On Thursday, the Senate Banking Committee narrowly approved Kathy Kraninger, currently an associate director at the White House Office of Management and Budget, to be the next head of the Consumer Financial Protection Bureau—the Wall Street watchdog agency established after the 2008 financial crisis to keep tabs on big banks.
The vote to approve Kraninger’s contentious nomination fell on party lines: The committee’s 13 Republicans voted for her, while all 12 Democrats opposed her nomination. They had concerns with her lack of experience in consumer finance and banking, and her continued equivocation over her role in overseeing the two federal agencies—the Department of Homeland Security (DHS) and the Department of Justice—that implemented the administration’s now-discontinued family separation policy.
At Kraninger’s July confirmation hearing, Sen. Elizabeth Warren (D-Mass.)—the original architect of the CFPB, and one of the agency’s major champions in Congress—and other Democratic lawmakers peppered Kraninger with questions about her alleged involvement in family separations. They wanted to know what type of advice she provided for the policy’s roll out during her participation in high-level meetings with officials.
Kraninger gave evasive answers, often repeating that she had no role in “setting” the administration’s family separations policy; Attorney General Jeff Sessions crafted the administration’s “zero tolerance” policy that led to separations at the border. But she also refused to elaborate on any involvement she may have had in the development or implementation of the widely-condemned policy. Her vague statements came after weeks of effort by Sens. Warren and Sherrod Brown (D-Ohio) to get clear answers from Kraninger. In June, the pair sent a joint letter asking OMB and Kraninger asking for documentation detailing her role in the “cruel” administration policy. But given Kraninger’s high-level position at OMB overseeing key homeland security agencies, it’s quite likely she had significant involvement.
“These are innocent children who might be scarred forever because of this policy. It’s fundamentally immoral—and you, you, were a part of it, Ms. Kraninger,” Sen. Warren said at last month’s hearing. “That’s a moral stain that will follow you for the rest of your life. And if the Senate votes to give you a big promotion, then it is a stain on the senators who do so.”
Senators also questioned Kraninger’s lack of experience in the world of consumer finance, should she be given responsibility for regulating the agency that serves as a check on the financial industry.
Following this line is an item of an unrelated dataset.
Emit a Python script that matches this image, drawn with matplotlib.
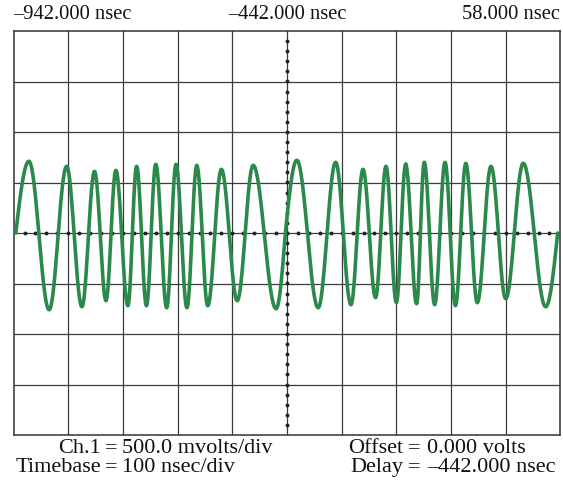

The White House has argued that Kraninger’s management experience in government and homeland security are sufficient qualifications for her to head the CFPB, a line of reasoning that Warren questioned last month as well. She again pointed to family separations and also to Kraninger’s role overseeing the Federal Emergency Management Agency and its botched response to Hurricane Maria in Puerto Rico. Her office issued a staff report outlining the budgeting problems and planning oversights that, under Kraninger’s watch, led to the “humanitarian catastrophe.”
“Ms. Kraninger’s purported management experience and ability is the sole basis for her nomination,” noted the report. “Her management failures in these areas undercut any case for her nomination to run a major federal agency.”
But on Wednesday, Senate Banking Committee chairman Sen. Mike Crapo (R-Idaho) expressed confidence in Kraninger’s management abilities. He told the Los Angeles Times that “her depth and diversity of public service experience” gave him “confidence she is well prepared to lead the bureau.”
Kraninger’s nomination will now go before the full Senate. If confirmed, she’ll replace her current OMB boss, Mick Mulvaney, and would serve a five-year term. For the last year, Mulvaney has been serving as acting director of the CFPB while also doing his job as OMB director. A longtime foe of the CFPB—as a congressman, Mulvaney cosponsored a bill that proposed shuttering the agency entirely—he’s implemented a number of reforms aimed at diminishing the CFPB’s power. These include dismissing advisory boards, relaxing regulations on predatory lenders, spending down the agency’s reserves, and even changing the agency’s name. Kraninger is widely expected to carry on this deregulatory agenda.
During last month’s confirmation hearing, Kraninger agreed with the assertion Mulvaney has often made that the CFPB’s authority needs to be reined in, because the bureau has too much independence from Congress and the president. “I’m very open to changes in that structure that will make the agency more accountable and transparent,” Kraninger said.